Aus: vorgänge Heft 2/1965, S. 70-72

(vg) Der Akademische Senat der Johann Wolfgang Goethe-Universität hat sich in seiner Sitzung vom 14. Oktober 1964 mit der Frage befaßt, ob der Regierungsentwurf einer Notstandsverfassung (Bundestags-Drucksache IV/891 vom 11. 1. 1963) die Wissenschaftsfreiheit in ungerechtfertigter Weise beschränke. Der Senat hat eine Stellungnahme beschlossen, die wir mit Kürzungen veröffentlichen.

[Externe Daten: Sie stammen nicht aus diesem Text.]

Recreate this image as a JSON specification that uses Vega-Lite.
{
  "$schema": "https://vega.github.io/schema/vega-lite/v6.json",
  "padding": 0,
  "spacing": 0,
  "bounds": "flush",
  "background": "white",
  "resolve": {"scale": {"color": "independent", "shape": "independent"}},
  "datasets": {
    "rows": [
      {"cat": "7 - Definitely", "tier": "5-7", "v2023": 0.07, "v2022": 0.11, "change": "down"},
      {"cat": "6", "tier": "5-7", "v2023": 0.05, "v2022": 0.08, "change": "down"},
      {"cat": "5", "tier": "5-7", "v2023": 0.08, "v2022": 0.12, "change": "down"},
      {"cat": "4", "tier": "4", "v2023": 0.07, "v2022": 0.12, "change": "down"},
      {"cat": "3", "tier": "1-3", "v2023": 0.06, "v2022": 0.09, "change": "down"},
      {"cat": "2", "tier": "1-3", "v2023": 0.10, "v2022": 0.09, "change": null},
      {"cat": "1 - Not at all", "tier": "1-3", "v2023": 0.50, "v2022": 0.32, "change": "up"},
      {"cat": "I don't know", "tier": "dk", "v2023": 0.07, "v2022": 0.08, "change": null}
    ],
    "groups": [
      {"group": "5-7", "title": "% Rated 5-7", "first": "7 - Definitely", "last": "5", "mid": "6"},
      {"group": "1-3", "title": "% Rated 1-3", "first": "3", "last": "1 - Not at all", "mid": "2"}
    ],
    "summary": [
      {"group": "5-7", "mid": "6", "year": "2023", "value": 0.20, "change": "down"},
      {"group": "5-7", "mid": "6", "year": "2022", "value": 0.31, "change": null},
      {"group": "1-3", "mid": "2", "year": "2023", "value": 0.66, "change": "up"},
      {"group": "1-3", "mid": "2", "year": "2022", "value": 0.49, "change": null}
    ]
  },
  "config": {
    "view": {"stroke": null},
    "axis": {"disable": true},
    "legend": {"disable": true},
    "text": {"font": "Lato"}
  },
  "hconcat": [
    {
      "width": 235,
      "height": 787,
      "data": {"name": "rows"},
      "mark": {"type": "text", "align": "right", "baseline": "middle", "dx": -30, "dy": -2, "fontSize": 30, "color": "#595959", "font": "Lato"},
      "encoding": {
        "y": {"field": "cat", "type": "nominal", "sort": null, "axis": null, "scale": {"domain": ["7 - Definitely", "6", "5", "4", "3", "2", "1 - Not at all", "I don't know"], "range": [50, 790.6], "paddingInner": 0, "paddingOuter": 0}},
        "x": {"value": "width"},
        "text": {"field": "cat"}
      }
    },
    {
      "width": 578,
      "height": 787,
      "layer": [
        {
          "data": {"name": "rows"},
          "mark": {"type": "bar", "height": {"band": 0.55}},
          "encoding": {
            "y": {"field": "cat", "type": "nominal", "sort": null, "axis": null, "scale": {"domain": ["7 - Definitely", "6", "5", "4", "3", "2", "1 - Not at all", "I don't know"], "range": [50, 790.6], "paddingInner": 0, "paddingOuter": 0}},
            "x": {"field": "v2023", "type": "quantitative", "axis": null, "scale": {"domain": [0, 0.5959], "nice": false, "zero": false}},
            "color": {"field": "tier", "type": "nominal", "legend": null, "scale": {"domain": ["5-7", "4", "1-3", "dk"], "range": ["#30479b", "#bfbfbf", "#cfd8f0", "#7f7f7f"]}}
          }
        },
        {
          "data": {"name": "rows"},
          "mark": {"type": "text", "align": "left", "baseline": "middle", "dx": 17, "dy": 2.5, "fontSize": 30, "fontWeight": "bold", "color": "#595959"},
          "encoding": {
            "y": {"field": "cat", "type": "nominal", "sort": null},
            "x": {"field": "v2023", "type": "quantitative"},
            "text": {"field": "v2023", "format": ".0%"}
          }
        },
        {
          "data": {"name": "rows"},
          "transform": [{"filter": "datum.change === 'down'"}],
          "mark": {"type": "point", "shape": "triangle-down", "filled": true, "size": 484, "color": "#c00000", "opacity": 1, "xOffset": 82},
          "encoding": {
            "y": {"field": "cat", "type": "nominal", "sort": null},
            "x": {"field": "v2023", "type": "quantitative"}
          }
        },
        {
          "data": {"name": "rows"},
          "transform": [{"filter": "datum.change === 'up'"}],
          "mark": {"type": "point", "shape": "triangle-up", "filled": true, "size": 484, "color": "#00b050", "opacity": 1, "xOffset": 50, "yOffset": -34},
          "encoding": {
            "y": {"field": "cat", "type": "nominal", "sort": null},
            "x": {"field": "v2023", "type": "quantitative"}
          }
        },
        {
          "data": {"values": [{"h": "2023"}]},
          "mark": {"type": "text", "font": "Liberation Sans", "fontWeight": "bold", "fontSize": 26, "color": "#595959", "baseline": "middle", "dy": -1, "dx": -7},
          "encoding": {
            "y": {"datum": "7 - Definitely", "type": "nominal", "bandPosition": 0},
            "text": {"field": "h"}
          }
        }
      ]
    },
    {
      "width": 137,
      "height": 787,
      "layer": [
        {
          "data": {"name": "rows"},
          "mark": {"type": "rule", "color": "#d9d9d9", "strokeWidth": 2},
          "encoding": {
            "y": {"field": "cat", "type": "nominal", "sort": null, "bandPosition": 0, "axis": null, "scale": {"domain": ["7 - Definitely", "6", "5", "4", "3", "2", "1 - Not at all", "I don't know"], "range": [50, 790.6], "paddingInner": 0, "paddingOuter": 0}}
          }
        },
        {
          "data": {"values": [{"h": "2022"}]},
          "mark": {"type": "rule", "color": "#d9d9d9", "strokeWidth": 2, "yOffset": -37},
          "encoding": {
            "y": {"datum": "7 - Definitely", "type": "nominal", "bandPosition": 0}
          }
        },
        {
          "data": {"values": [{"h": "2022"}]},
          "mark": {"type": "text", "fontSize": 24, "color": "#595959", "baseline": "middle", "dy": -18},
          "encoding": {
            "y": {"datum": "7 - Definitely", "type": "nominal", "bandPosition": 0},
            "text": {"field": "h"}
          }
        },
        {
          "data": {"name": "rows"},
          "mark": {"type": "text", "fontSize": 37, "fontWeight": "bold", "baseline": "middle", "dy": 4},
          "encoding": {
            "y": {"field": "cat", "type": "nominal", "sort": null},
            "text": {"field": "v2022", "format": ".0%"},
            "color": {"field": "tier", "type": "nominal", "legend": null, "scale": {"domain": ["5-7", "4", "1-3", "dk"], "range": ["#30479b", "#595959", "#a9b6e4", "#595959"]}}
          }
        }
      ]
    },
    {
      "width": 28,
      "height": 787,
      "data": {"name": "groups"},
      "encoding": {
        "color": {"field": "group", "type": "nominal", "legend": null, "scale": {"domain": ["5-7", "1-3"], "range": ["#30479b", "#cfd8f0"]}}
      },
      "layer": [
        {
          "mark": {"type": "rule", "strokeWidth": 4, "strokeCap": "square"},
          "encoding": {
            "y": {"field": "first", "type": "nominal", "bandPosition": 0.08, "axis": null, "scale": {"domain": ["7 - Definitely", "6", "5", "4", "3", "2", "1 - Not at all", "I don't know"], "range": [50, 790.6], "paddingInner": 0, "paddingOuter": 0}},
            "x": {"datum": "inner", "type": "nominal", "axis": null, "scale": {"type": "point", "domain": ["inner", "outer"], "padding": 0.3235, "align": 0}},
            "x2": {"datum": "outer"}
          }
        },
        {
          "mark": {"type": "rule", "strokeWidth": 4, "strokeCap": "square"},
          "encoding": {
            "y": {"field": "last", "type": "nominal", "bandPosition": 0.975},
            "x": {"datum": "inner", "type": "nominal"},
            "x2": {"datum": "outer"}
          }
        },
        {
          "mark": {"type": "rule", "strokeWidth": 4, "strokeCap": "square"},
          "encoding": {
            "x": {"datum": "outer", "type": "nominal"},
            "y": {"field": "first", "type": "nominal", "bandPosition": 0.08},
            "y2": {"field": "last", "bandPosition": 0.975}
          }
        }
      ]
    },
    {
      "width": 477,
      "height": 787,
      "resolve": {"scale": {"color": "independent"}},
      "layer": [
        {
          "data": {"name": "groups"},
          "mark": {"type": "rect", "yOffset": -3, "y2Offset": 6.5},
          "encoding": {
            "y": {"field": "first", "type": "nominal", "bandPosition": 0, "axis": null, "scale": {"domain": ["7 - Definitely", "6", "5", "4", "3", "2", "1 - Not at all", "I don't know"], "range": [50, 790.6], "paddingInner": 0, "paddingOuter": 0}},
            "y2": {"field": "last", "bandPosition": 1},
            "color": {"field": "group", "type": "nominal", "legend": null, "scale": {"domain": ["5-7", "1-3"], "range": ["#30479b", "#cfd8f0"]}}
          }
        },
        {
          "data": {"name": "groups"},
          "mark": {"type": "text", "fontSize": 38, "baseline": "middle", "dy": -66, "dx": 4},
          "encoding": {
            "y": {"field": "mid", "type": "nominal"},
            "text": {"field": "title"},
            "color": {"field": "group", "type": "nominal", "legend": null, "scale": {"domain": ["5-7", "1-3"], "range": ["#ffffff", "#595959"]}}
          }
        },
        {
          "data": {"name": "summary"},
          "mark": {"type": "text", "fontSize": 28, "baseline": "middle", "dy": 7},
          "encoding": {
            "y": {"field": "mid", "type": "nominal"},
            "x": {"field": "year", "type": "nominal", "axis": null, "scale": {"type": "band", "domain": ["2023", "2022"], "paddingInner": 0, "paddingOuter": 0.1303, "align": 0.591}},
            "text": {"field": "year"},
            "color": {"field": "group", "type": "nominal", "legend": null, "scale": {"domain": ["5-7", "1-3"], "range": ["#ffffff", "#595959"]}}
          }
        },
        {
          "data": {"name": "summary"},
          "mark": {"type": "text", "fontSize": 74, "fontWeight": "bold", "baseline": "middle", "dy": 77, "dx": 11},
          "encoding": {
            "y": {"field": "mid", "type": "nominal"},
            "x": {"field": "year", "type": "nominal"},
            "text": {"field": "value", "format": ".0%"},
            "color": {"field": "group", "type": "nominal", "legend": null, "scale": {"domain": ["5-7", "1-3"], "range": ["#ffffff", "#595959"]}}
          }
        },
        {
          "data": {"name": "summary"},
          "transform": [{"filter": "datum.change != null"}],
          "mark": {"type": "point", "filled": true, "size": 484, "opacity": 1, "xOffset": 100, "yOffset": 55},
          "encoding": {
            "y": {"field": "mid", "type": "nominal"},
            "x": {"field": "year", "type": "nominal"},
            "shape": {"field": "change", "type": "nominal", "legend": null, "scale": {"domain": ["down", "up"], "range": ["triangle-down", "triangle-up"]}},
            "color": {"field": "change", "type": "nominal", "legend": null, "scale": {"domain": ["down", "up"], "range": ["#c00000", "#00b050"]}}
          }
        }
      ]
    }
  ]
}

Der Regierungsentwurf einer Notstandsverfassung setzt die Freiheit der Wissenschaft der Gefahr einschneidender Beschränkungen aus. Die vorgesehenen Grundrechtseinschränkungen verletzen zum großen Teil das Verfassungsgebot konkret spezifizierter Eingriffsermächtigungen, den unantastbaren Kernbereich der Wissenschaftsfreiheit und das verfassungsrechtliche Übermaßverbot. Es ist deshalb dringend geboten, auf eine Änderung des Entwurfs hinzuwirken, die sich im Rahmen der auch dem Verfassungsgesetzgeber der Bundesrepublik gesteckten Verfassungsschranken hält und die Notstandsbeschränkungen der Wissenschaftsfreiheit in der erforderlichen Weise konkretisiert . . .

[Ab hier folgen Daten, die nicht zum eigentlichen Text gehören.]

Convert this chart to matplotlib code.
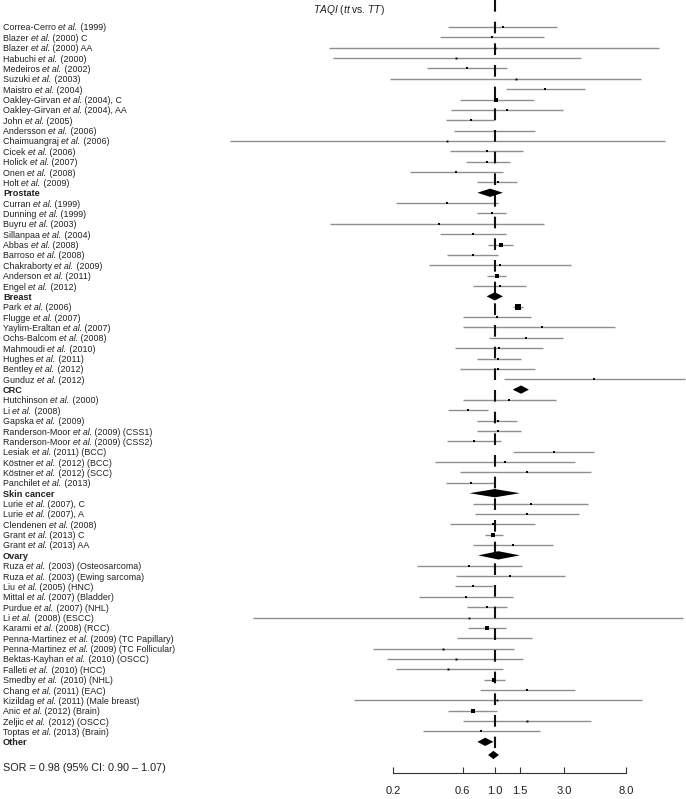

Im einzelnen ist zu dem Entwurf folgendes zu bemerken:

I. Die Bedeutung des Entwurfs für die Wissen­schafts­frei­heit

Der Entwurf läßt tief eingreifende Beschränkungen der Wissenschaftsfreiheit im Zustand der äußeren Gefahr und der durch Einwirkung von außen bewirkten inneren Gefahr zu, begrenztere Maßnahmen in den anderen Fällen der inneren Gefahr und im Katastrophenfall.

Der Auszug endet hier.